## What is asked
The lines from the top of the material through the line with "(0,0) rectangle (1221,1729);" are to be set down exactly. Leave the pictures out.

## Stored rows
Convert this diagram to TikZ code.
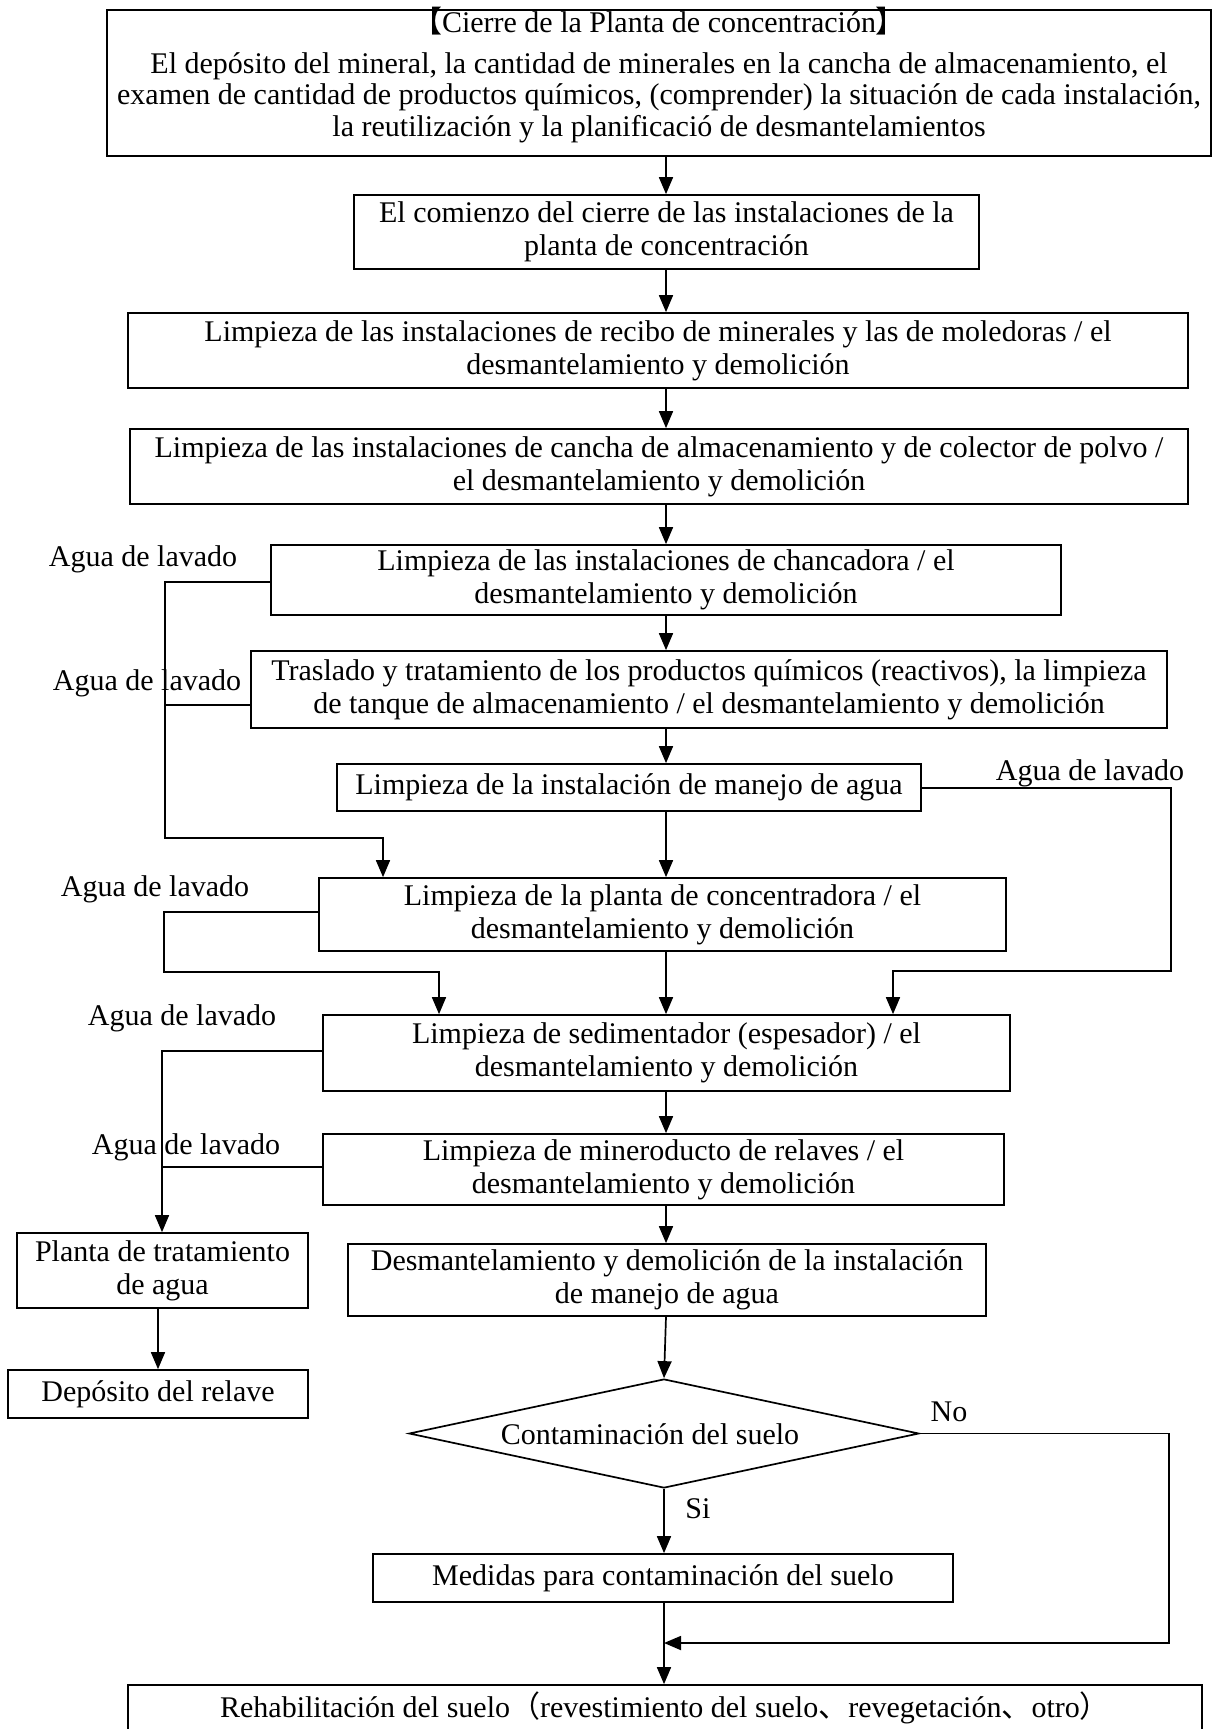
\documentclass[tikz,border=0pt]{standalone}
\usepackage{fontspec}
\setmainfont{Liberation Serif}
\newfontfamily\cjk{Noto Sans CJK SC}
\usetikzlibrary{arrows.meta,shapes.geometric}
\newcommand\fsz{\fontsize{30}{33}\selectfont}
\begin{document}
\begin{tikzpicture}[x=1pt,y=-1pt,
  box/.style={draw, line width=1.7pt, inner sep=0pt, align=center, font=\fsz},
  decision/.style={draw, diamond, line width=1.7pt, inner sep=0pt, aspect=4.68},
  lbl/.style={inner sep=0pt, font=\fsz, align=center},
  ln/.style={line width=1.7pt},
  arr/.style={line width=1.7pt, -{Triangle[length=17pt,width=14pt]}}]
\useasboundingbox (0,0) rectangle (1221,1729);

% main column
\node[box, minimum width=1104, minimum height=146] (b1) at (659,83) {};
\node[lbl, font=\fontsize{30}{31.5}\selectfont] (b1t) at (659,75)
  {{\cjk 【}Cierre de la Planta de concentración{\cjk 】}\\[9pt]
   El depósito del mineral, la cantidad de minerales en la cancha de almacenamiento, el\\
   examen de cantidad de productos químicos, (comprender) la situación de cada instalación,\\
   la reutilización y la planificació de desmantelamientos};
\node[box, minimum width=625, minimum height=74] (b2) at (666.5,232)
  {El comienzo del cierre de las instalaciones de la\\planta de concentración};
\node[box, minimum width=1060, minimum height=75] (b3) at (658,350.5)
  {Limpieza de las instalaciones de recibo de minerales y las de moledoras / el\\desmantelamiento y demolición};
\node[box, minimum width=1058, minimum height=75] (b4) at (659,466.5)
  {Limpieza de las instalaciones de cancha de almacenamiento y de colector de polvo /\\el desmantelamiento y demolición};
\node[box, minimum width=790, minimum height=70] (b5) at (666,580)
  {Limpieza de las instalaciones de chancadora / el\\desmantelamiento y demolición};
\node[box, minimum width=916, minimum height=77] (b6) at (709,689.5)
  {Traslado y tratamiento de los productos químicos (reactivos), la limpieza\\de tanque de almacenamiento / el desmantelamiento y demolición};
\node[box, minimum width=584, minimum height=47] (b7) at (629,787.5)
  {Limpieza de la instalación de manejo de agua};
\node[box, minimum width=687, minimum height=73] (b8) at (662.5,914.5)
  {Limpieza de la planta de concentradora / el\\desmantelamiento y demolición};
\node[box, minimum width=687, minimum height=76] (b9) at (666.5,1053)
  {Limpieza de sedimentador (espesador) / el\\desmantelamiento y demolición};
\node[box, minimum width=681, minimum height=71] (b10) at (663.5,1169.5)
  {Limpieza de mineroducto de relaves / el\\desmantelamiento y demolición};
\node[box, minimum width=638, minimum height=72] (b11) at (667,1280)
  {Desmantelamiento y demolición de la instalación\\de manejo de agua};
\node[decision, minimum width=510, minimum height=109] (dia) at (664,1433.5) {};
\node[lbl] (diat) at (650,1434) {Contaminación del suelo};
\node[box, minimum width=580, minimum height=48] (b12) at (663,1578)
  {Medidas para contaminación del suelo};
\node[box, minimum width=1074, minimum height=46] (b13) at (665,1708)
  {Rehabilitación del suelo{\cjk （}revestimiento del suelo{\cjk 、}revegetación{\cjk 、}otro{\cjk ）}};

% water treatment branch
\node[box, minimum width=291, minimum height=75] (l1) at (162.5,1270.5)
  {Planta de tratamiento\\de agua};
\node[box, minimum width=300, minimum height=48] (l2) at (158,1394)
  {Depósito del relave};

% labels
\node[lbl] (lA1) at (143,559) {Agua de lavado};
\node[lbl] (lA2) at (147,683) {Agua de lavado};
\node[lbl] (lB) at (1090,773) {Agua de lavado};
\node[lbl] (lC) at (155,889) {Agua de lavado};
\node[lbl] (lD1) at (182,1018) {Agua de lavado};
\node[lbl] (lD2) at (186,1147) {Agua de lavado};
\node[lbl] (si) at (698,1509) {Si};
\node[lbl] (no) at (949,1412) {No};

% main flow
\coordinate (ax) at (666,0);
\draw[arr] (b1.south -| ax) -- (b2.north -| ax);
\draw[arr] (b2.south -| ax) -- (b3.north -| ax);
\draw[arr] (b3.south -| ax) -- (b4.north -| ax);
\draw[arr] (b4.south -| ax) -- (b5.north -| ax);
\draw[arr] (b5.south -| ax) -- (b6.north -| ax);
\draw[arr] (b6.south -| ax) -- (b7.north -| ax);
\draw[arr] (b7.south -| ax) -- (b8.north -| ax);
\draw[arr] (b8.south -| ax) -- (b9.north -| ax);
\draw[arr] (b9.south -| ax) -- (b10.north -| ax);
\draw[arr] (b10.south -| ax) -- (b11.north -| ax);
\draw[arr] (b11.south -| ax) -- (dia.north);
\draw[arr] (dia.south) -- (b12.north -| dia.south);
\draw[arr] (b12.south -| dia.south) -- (b13.north -| dia.south);

% "No" return
\coordinate (nR1) at (1169,1433.5);
\coordinate (nR2) at (1169,1643);
\draw[arr] (dia.east) -- (nR1) -- (nR2) -- (nR2 -| dia.south);

% wash water from crusher and reagent areas
\coordinate (wA1) at (165,582);
\coordinate (wA2) at (165,705);
\coordinate (wA3) at (165,838);
\coordinate (wA4) at (383,838);
\draw[arr] (b5.west |- wA1) -- (wA1) -- (wA3) -- (wA4) -- (b8.north -| wA4);
\draw[ln] (b6.west |- wA2) -- (wA2);

% wash water from water handling facility
\coordinate (wB1) at (1171,788);
\coordinate (wB2) at (1171,971);
\coordinate (wB3) at (893,971);
\draw[arr] (b7.east |- wB1) -- (wB1) -- (wB2) -- (wB3) -- (b9.north -| wB3);

% wash water from concentrator plant
\coordinate (wC1) at (164,912);
\coordinate (wC2) at (164,972);
\coordinate (wC3) at (439,972);
\draw[arr] (b8.west |- wC1) -- (wC1) -- (wC2) -- (wC3) -- (b9.north -| wC3);

% wash water to treatment plant
\coordinate (wD1) at (162,1051);
\coordinate (wD2) at (162,1167);
\draw[arr] (b9.west |- wD1) -- (wD1) -- (l1.north -| wD1);
\draw[ln] (b10.west |- wD2) -- (wD2);
\draw[arr] (l1.south -| l2.north) -- (l2.north);
\end{tikzpicture}
\end{document}
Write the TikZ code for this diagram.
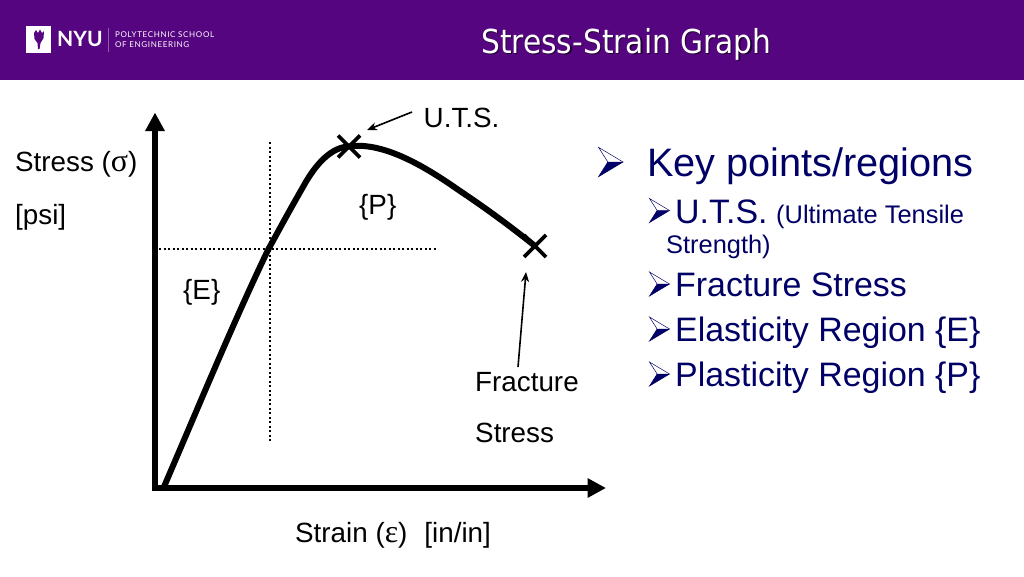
\documentclass[tikz,border=0pt]{standalone}
\usepackage{fontspec}
\setmainfont{Liberation Sans}
\newfontfamily\titlefont{DejaVu Sans Condensed}
\newfontfamily\logofont{Lato}
\newfontfamily\logosmall[LetterSpace=8]{Lato}
\newfontfamily\greekfont[Scale=1.15]{Liberation Serif}
\usetikzlibrary{arrows.meta}
\definecolor{nyupurple}{HTML}{560580}
\definecolor{navytext}{HTML}{000066}
\newcommand{\fs}[1]{\fontsize{#1}{#1}\selectfont}
\tikzset{
  axisline/.style={line width=6pt,draw=black,-{Triangle[length=18.5pt,width=18.5pt]}},
  curveline/.style={line width=6pt,draw=black,line cap=butt},
  crossline/.style={line width=3.8pt,draw=black},
  guide/.style={line width=2pt,draw=black,dash pattern=on 2pt off 2.5pt},
  callout/.style={line width=1.6pt,draw=black,-{Stealth[length=10pt,width=8pt]}},
  label/.style={inner sep=0pt,anchor=base west,text=black},
  keytext/.style={inner sep=0pt,anchor=base west,text=navytext},
  logotext/.style={inner sep=0pt,anchor=north west,text=white,align=left,font=\logosmall\fontsize{8}{9.4}\selectfont},
}
\newcommand{\bulletmark}[3]{% x y size
  \filldraw[navytext,line width=0.5pt] (#1+#3,#2) -- (#1,#2+0.6*#3) -- (#1+0.38*#3,#2) -- cycle;
  \draw[navytext,line width=0.5pt] (#1+#3,#2) -- (#1,#2-0.6*#3) -- (#1+0.38*#3,#2);
}
\begin{document}
\begin{tikzpicture}[x=1pt,y=-1pt]
\useasboundingbox (0,0) rectangle (1024,576);
\fill[white] (0,0) rectangle (1024,576);
% header
\fill[nyupurple] (0,0) rectangle (1024,79.5);
\fill[white] (26,26) rectangle (51,52.5);
\fill[nyupurple] (34,33) -- (36,30) -- (38,33) -- (40,29.5) -- (42,33) -- (44,31) -- (43.5,38) -- (40.5,43) -- (39.5,49) -- (38,49) -- (37.5,43) -- (34.5,39) -- cycle;
\node[inner sep=0pt,anchor=base west,text=white,font=\logofont\fs{21}\bfseries] (nyu) at (57,46) {NYU};
\draw[white,opacity=.35,line width=.6pt] (108.5,28) -- (108.5,52);
\node[logotext] (poly) at (115,32) {POLYTECHNIC SCHOOL\\OF ENGINEERING};
\node[inner sep=0pt,anchor=base west,text=black,opacity=.6,font=\titlefont\fs{33}] at (482.2,54.2) {Stress-Strain Graph};
\node[inner sep=0pt,anchor=base west,text=white,font=\titlefont\fs{33}] (title) at (481,53) {Stress-Strain Graph};
% axes
\coordinate (origin) at (155,491);
\coordinate (ytip) at (155,112.5);
\coordinate (xtip) at (606,488);
\coordinate (xstart) at (152,488);
\draw[axisline] (origin) -- (ytip);
\draw[axisline] (xstart) -- (xtip);
% guides
\coordinate (gv1) at (269.5,142);
\coordinate (gv2) at (269.5,441);
\coordinate (gh1) at (159,248.5);
\coordinate (gh2) at (436,248.5);
\draw[guide] (gv1) -- (gv2);
\draw[guide] (gh1) -- (gh2);
% curve
\coordinate (c0) at (163,489);
\coordinate (uts) at (349,146.5);
\coordinate (frac) at (535,246);
\draw[curveline] (c0) .. controls (195,415) and (232,325) .. (268,250) .. controls (280,228) and (292,206) .. (303,187)
  .. controls (316,163) and (332,147) .. (uts)
  .. controls (385,141) and (430,170) .. (460,191)
  .. controls (490,211) and (515,230) .. (frac);
\draw[crossline] ([shift={(-11,-11)}]uts) -- ([shift={(11,11)}]uts);
\draw[crossline] ([shift={(11,-11)}]uts) -- ([shift={(-11,11)}]uts);
\draw[crossline] ([shift={(-11,-11)}]frac) -- ([shift={(11,11)}]frac);
\draw[crossline] ([shift={(11,-11)}]frac) -- ([shift={(-11,11)}]frac);
% labels
\node[label,font=\fs{27.8}] (utsl) at (423.5,127) {U.T.S.};
\coordinate (utsfrom) at (412,112);
\coordinate (utsto) at (367,130);
\draw[callout] (utsfrom) -- (utsto);
\node[label,font=\fs{27.8}] (p) at (359,214) {\{P\}};
\node[label,font=\fs{27.8}] (e) at (183,299) {\{E\}};
\node[label,font=\fs{27.8}] (sl) at (15,171) {Stress ({\greekfont σ})};
\node[label,font=\fs{27.8}] (psi) at (15,224) {[psi]};
\node[label,font=\fs{27.8}] (fr) at (475,391) {Fracture};
\node[label,font=\fs{27.8}] (st) at (475,442) {Stress};
\coordinate (ffrom) at (518,367);
\coordinate (fto) at (526,272);
\draw[callout] (ffrom) -- (fto);
\node[label,font=\fs{27.8}] (xl) at (295,542) {Strain ({\greekfont ε})\ \ \kern1.5pt[in/in]};
% key points
\bulletmark{598.5}{162}{24.5}
\node[keytext,font=\fs{39.7}] (k0) at (647,176) {Key points/regions};
\bulletmark{649.5}{210.5}{20}
\node[keytext,font=\fs{33.9}] (k1) at (675,223) {U.T.S.};
\node[keytext,font=\fs{25.4}] (k1b) at (776,223) {(Ultimate Tensile};
\node[keytext,font=\fs{25.4}] (k1c) at (666,253) {Strength)};
\bulletmark{649.5}{284}{20}
\node[keytext,font=\fs{33.9}] (k2) at (675,296) {Fracture Stress};
\bulletmark{649.5}{329}{20}
\node[keytext,font=\fs{33.9}] (k3) at (675,341) {Elasticity Region \{E\}};
\bulletmark{649.5}{374}{20}
\node[keytext,font=\fs{33.9}] (k4) at (675,386) {Plasticity Region \{P\}};
\end{tikzpicture}
\end{document}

## Expected answer
Convert this diagram to TikZ code.
\documentclass[tikz,border=0pt]{standalone}
\usepackage{fontspec}
\setmainfont{Liberation Serif}
\newfontfamily\cjk{Noto Sans CJK SC}
\usetikzlibrary{arrows.meta,shapes.geometric}
\newcommand\fsz{\fontsize{30}{33}\selectfont}
\begin{document}
\begin{tikzpicture}[x=1pt,y=-1pt,
  box/.style={draw, line width=1.7pt, inner sep=0pt, align=center, font=\fsz},
  decision/.style={draw, diamond, line width=1.7pt, inner sep=0pt, aspect=4.68},
  lbl/.style={inner sep=0pt, font=\fsz, align=center},
  ln/.style={line width=1.7pt},
  arr/.style={line width=1.7pt, -{Triangle[length=17pt,width=14pt]}}]
\useasboundingbox (0,0) rectangle (1221,1729);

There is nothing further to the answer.